▸ **Data**:

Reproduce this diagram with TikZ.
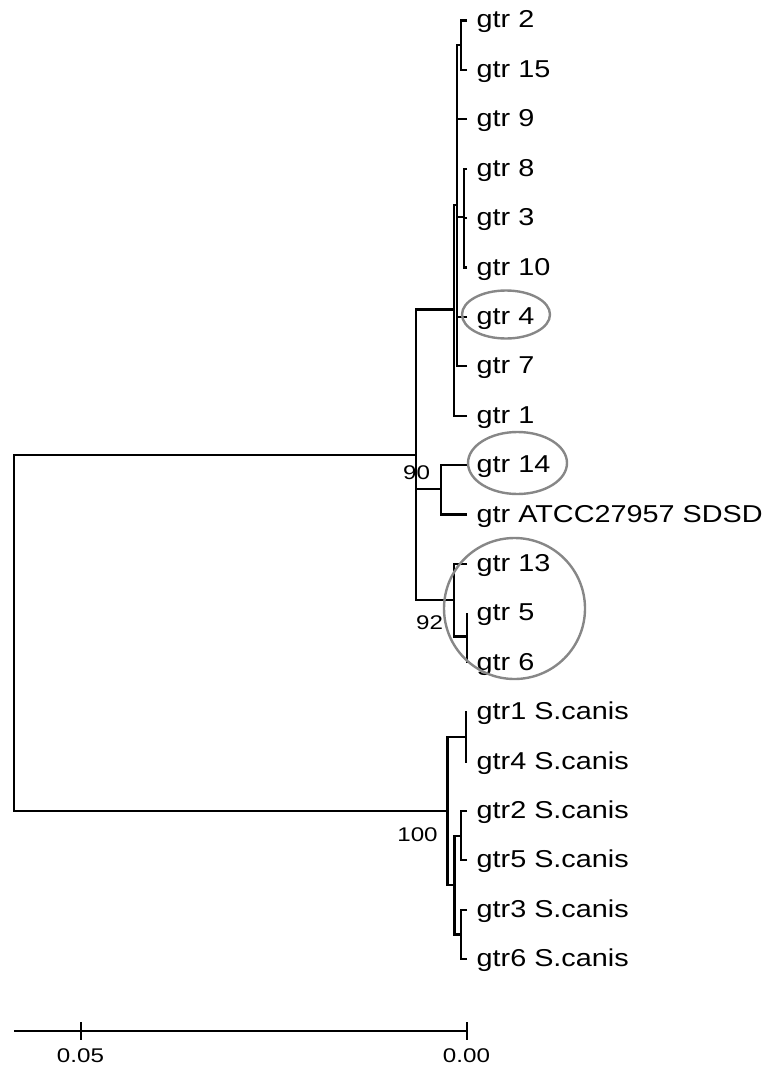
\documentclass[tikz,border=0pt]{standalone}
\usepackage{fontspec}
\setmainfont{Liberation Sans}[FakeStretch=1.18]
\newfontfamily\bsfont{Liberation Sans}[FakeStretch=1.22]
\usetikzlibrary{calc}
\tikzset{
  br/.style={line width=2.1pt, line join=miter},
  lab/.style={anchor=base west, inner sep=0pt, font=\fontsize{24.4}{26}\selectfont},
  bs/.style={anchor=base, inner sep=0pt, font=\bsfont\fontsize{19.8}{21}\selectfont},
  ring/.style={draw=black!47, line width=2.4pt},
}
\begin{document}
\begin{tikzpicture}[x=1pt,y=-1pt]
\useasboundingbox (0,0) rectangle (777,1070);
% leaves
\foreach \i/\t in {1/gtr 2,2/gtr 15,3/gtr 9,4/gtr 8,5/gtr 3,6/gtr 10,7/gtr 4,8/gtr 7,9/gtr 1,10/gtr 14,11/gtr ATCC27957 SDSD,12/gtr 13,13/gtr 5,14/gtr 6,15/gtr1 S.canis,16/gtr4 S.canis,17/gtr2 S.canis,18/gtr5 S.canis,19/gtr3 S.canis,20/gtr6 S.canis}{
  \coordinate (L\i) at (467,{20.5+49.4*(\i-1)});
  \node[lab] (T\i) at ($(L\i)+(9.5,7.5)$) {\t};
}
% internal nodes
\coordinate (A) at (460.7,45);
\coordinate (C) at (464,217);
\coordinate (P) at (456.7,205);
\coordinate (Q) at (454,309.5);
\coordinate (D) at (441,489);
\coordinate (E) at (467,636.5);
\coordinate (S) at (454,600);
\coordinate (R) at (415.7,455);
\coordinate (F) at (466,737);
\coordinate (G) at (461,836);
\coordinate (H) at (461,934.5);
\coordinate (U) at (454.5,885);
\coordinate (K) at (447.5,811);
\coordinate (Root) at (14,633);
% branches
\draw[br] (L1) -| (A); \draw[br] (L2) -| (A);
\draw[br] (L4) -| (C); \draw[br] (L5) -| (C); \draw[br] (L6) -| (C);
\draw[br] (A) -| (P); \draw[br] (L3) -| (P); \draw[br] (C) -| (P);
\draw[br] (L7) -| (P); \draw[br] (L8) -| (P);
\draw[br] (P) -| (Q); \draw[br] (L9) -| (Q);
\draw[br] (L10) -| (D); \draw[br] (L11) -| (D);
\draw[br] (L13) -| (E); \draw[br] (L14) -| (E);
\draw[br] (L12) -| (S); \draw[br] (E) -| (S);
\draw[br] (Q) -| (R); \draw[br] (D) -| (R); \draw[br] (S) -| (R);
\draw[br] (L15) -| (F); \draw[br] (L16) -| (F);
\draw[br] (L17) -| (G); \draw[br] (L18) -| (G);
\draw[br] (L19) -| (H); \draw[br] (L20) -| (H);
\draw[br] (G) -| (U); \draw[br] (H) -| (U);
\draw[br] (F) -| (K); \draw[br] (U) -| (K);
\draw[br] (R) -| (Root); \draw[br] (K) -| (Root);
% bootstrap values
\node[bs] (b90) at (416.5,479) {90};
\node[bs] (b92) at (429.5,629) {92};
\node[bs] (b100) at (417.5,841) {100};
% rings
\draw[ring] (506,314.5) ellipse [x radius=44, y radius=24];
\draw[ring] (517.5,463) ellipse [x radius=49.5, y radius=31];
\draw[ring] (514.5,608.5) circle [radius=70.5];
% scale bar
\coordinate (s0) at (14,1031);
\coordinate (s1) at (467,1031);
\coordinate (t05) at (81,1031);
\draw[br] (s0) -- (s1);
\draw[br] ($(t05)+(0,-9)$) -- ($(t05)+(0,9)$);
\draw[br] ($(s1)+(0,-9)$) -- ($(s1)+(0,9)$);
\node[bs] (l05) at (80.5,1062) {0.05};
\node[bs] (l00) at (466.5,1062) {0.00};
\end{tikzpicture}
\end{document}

▸ **What the task asks**:
From the data above, write out everything exactly except the pictures.

▸ **Answer to the task**:
Reproduce this diagram with TikZ.
\documentclass[tikz,border=0pt]{standalone}
\usepackage{fontspec}
\setmainfont{Liberation Sans}[FakeStretch=1.18]
\newfontfamily\bsfont{Liberation Sans}[FakeStretch=1.22]
\usetikzlibrary{calc}
\tikzset{
  br/.style={line width=2.1pt, line join=miter},
  lab/.style={anchor=base west, inner sep=0pt, font=\fontsize{24.4}{26}\selectfont},
  bs/.style={anchor=base, inner sep=0pt, font=\bsfont\fontsize{19.8}{21}\selectfont},
  ring/.style={draw=black!47, line width=2.4pt},
}
\begin{document}
\begin{tikzpicture}[x=1pt,y=-1pt]
\useasboundingbox (0,0) rectangle (777,1070);
% leaves
\foreach \i/\t in {1/gtr 2,2/gtr 15,3/gtr 9,4/gtr 8,5/gtr 3,6/gtr 10,7/gtr 4,8/gtr 7,9/gtr 1,10/gtr 14,11/gtr ATCC27957 SDSD,12/gtr 13,13/gtr 5,14/gtr 6,15/gtr1 S.canis,16/gtr4 S.canis,17/gtr2 S.canis,18/gtr5 S.canis,19/gtr3 S.canis,20/gtr6 S.canis}{
  \coordinate (L\i) at (467,{20.5+49.4*(\i-1)});
  \node[lab] (T\i) at ($(L\i)+(9.5,7.5)$) {\t};
}
% internal nodes
\coordinate (A) at (460.7,45);
\coordinate (C) at (464,217);
\coordinate (P) at (456.7,205);
\coordinate (Q) at (454,309.5);
\coordinate (D) at (441,489);
\coordinate (E) at (467,636.5);
\coordinate (S) at (454,600);
\coordinate (R) at (415.7,455);
\coordinate (F) at (466,737);
\coordinate (G) at (461,836);
\coordinate (H) at (461,934.5);
\coordinate (U) at (454.5,885);
\coordinate (K) at (447.5,811);
\coordinate (Root) at (14,633);
% branches
\draw[br] (L1) -| (A); \draw[br] (L2) -| (A);
\draw[br] (L4) -| (C); \draw[br] (L5) -| (C); \draw[br] (L6) -| (C);
\draw[br] (A) -| (P); \draw[br] (L3) -| (P); \draw[br] (C) -| (P);
\draw[br] (L7) -| (P); \draw[br] (L8) -| (P);
\draw[br] (P) -| (Q); \draw[br] (L9) -| (Q);
\draw[br] (L10) -| (D); \draw[br] (L11) -| (D);
\draw[br] (L13) -| (E); \draw[br] (L14) -| (E);
\draw[br] (L12) -| (S); \draw[br] (E) -| (S);
\draw[br] (Q) -| (R); \draw[br] (D) -| (R); \draw[br] (S) -| (R);
\draw[br] (L15) -| (F); \draw[br] (L16) -| (F);
\draw[br] (L17) -| (G); \draw[br] (L18) -| (G);
\draw[br] (L19) -| (H); \draw[br] (L20) -| (H);
\draw[br] (G) -| (U); \draw[br] (H) -| (U);
\draw[br] (F) -| (K); \draw[br] (U) -| (K);
\draw[br] (R) -| (Root); \draw[br] (K) -| (Root);
% bootstrap values
\node[bs] (b90) at (416.5,479) {90};
\node[bs] (b92) at (429.5,629) {92};
\node[bs] (b100) at (417.5,841) {100};
% rings
\draw[ring] (506,314.5) ellipse [x radius=44, y radius=24];
\draw[ring] (517.5,463) ellipse [x radius=49.5, y radius=31];
\draw[ring] (514.5,608.5) circle [radius=70.5];
% scale bar
\coordinate (s0) at (14,1031);
\coordinate (s1) at (467,1031);
\coordinate (t05) at (81,1031);
\draw[br] (s0) -- (s1);
\draw[br] ($(t05)+(0,-9)$) -- ($(t05)+(0,9)$);
\draw[br] ($(s1)+(0,-9)$) -- ($(s1)+(0,9)$);
\node[bs] (l05) at (80.5,1062) {0.05};
\node[bs] (l00) at (466.5,1062) {0.00};
\end{tikzpicture}
\end{document}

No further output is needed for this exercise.